> [Exercise directions] Output the full listing below exactly as it reads, and skip anything that is a picture.

> [Material]
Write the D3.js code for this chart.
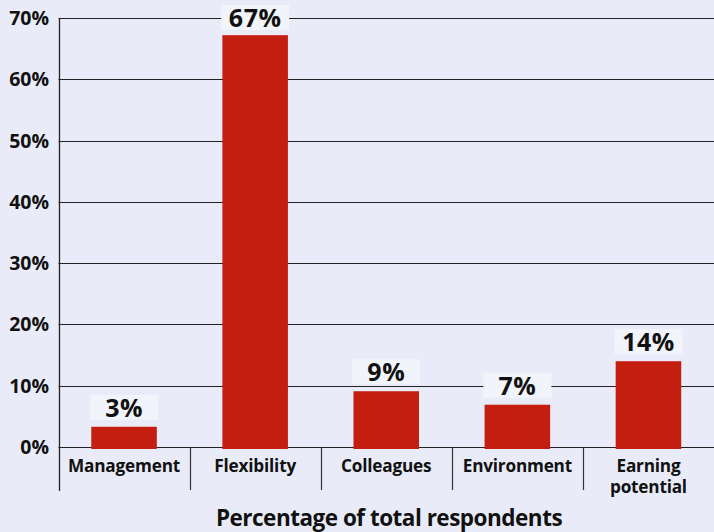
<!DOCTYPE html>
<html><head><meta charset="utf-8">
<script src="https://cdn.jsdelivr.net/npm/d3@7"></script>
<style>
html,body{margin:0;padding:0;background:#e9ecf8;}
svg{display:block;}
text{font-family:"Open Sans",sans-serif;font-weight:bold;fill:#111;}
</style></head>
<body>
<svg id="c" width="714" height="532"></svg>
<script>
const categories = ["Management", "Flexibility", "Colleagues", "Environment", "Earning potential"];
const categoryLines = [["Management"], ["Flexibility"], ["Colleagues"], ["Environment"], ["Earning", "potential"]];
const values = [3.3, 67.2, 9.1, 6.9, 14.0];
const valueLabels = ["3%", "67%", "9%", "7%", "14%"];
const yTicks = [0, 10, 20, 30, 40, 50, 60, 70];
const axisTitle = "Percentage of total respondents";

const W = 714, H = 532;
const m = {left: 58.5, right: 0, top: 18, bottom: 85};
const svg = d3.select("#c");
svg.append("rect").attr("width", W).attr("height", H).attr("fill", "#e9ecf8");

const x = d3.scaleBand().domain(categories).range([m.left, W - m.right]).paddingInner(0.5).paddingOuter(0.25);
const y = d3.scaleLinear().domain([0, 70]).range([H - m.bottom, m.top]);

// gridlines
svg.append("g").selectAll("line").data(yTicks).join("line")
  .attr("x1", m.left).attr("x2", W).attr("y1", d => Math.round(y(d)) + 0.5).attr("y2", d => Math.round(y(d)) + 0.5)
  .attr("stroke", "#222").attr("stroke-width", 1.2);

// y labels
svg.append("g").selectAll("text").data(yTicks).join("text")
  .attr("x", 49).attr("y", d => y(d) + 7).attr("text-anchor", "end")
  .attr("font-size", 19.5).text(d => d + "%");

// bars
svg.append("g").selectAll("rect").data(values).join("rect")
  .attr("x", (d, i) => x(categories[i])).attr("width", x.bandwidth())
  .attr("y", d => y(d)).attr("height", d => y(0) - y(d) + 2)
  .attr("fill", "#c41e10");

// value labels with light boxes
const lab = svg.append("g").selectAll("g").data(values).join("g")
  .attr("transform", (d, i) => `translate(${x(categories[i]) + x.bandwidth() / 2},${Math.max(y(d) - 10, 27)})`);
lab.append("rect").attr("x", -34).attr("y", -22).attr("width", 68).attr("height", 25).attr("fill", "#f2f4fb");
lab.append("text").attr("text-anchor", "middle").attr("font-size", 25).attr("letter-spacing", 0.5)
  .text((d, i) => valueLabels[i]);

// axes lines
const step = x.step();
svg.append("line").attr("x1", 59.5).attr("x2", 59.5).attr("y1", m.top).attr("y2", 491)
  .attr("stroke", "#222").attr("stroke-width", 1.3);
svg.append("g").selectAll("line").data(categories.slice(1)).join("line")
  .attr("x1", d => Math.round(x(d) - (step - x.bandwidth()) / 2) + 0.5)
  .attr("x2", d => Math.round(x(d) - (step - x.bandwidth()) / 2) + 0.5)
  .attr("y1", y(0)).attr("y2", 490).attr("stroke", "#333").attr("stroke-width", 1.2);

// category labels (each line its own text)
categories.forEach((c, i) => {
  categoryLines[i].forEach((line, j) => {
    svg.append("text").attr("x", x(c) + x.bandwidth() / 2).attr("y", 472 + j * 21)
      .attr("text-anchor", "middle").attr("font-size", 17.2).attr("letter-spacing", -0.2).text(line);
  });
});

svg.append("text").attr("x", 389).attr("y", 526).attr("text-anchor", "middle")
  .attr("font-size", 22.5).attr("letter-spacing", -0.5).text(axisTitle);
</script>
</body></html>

> [The completed task]
Write the D3.js code for this chart.
<!DOCTYPE html>
<html><head><meta charset="utf-8">
<script src="https://cdn.jsdelivr.net/npm/d3@7"></script>
<style>
html,body{margin:0;padding:0;background:#e9ecf8;}
svg{display:block;}
text{font-family:"Open Sans",sans-serif;font-weight:bold;fill:#111;}
</style></head>
<body>
<svg id="c" width="714" height="532"></svg>
<script>
const categories = ["Management", "Flexibility", "Colleagues", "Environment", "Earning potential"];
const categoryLines = [["Management"], ["Flexibility"], ["Colleagues"], ["Environment"], ["Earning", "potential"]];
const values = [3.3, 67.2, 9.1, 6.9, 14.0];
const valueLabels = ["3%", "67%", "9%", "7%", "14%"];
const yTicks = [0, 10, 20, 30, 40, 50, 60, 70];
const axisTitle = "Percentage of total respondents";

const W = 714, H = 532;
const m = {left: 58.5, right: 0, top: 18, bottom: 85};
const svg = d3.select("#c");
svg.append("rect").attr("width", W).attr("height", H).attr("fill", "#e9ecf8");

const x = d3.scaleBand().domain(categories).range([m.left, W - m.right]).paddingInner(0.5).paddingOuter(0.25);
const y = d3.scaleLinear().domain([0, 70]).range([H - m.bottom, m.top]);

// gridlines
svg.append("g").selectAll("line").data(yTicks).join("line")
  .attr("x1", m.left).attr("x2", W).attr("y1", d => Math.round(y(d)) + 0.5).attr("y2", d => Math.round(y(d)) + 0.5)
  .attr("stroke", "#222").attr("stroke-width", 1.2);

// y labels
svg.append("g").selectAll("text").data(yTicks).join("text")
  .attr("x", 49).attr("y", d => y(d) + 7).attr("text-anchor", "end")
  .attr("font-size", 19.5).text(d => d + "%");

// bars
svg.append("g").selectAll("rect").data(values).join("rect")
  .attr("x", (d, i) => x(categories[i])).attr("width", x.bandwidth())
  .attr("y", d => y(d)).attr("height", d => y(0) - y(d) + 2)
  .attr("fill", "#c41e10");

// value labels with light boxes
const lab = svg.append("g").selectAll("g").data(values).join("g")
  .attr("transform", (d, i) => `translate(${x(categories[i]) + x.bandwidth() / 2},${Math.max(y(d) - 10, 27)})`);
lab.append("rect").attr("x", -34).attr("y", -22).attr("width", 68).attr("height", 25).attr("fill", "#f2f4fb");
lab.append("text").attr("text-anchor", "middle").attr("font-size", 25).attr("letter-spacing", 0.5)
  .text((d, i) => valueLabels[i]);

// axes lines
const step = x.step();
svg.append("line").attr("x1", 59.5).attr("x2", 59.5).attr("y1", m.top).attr("y2", 491)
  .attr("stroke", "#222").attr("stroke-width", 1.3);
svg.append("g").selectAll("line").data(categories.slice(1)).join("line")
  .attr("x1", d => Math.round(x(d) - (step - x.bandwidth()) / 2) + 0.5)
  .attr("x2", d => Math.round(x(d) - (step - x.bandwidth()) / 2) + 0.5)
  .attr("y1", y(0)).attr("y2", 490).attr("stroke", "#333").attr("stroke-width", 1.2);

// category labels (each line its own text)
categories.forEach((c, i) => {
  categoryLines[i].forEach((line, j) => {
    svg.append("text").attr("x", x(c) + x.bandwidth() / 2).attr("y", 472 + j * 21)
      .attr("text-anchor", "middle").attr("font-size", 17.2).attr("letter-spacing", -0.2).text(line);
  });
});

svg.append("text").attr("x", 389).attr("y", 526).attr("text-anchor", "middle")
  .attr("font-size", 22.5).attr("letter-spacing", -0.5).text(axisTitle);
</script>
</body></html>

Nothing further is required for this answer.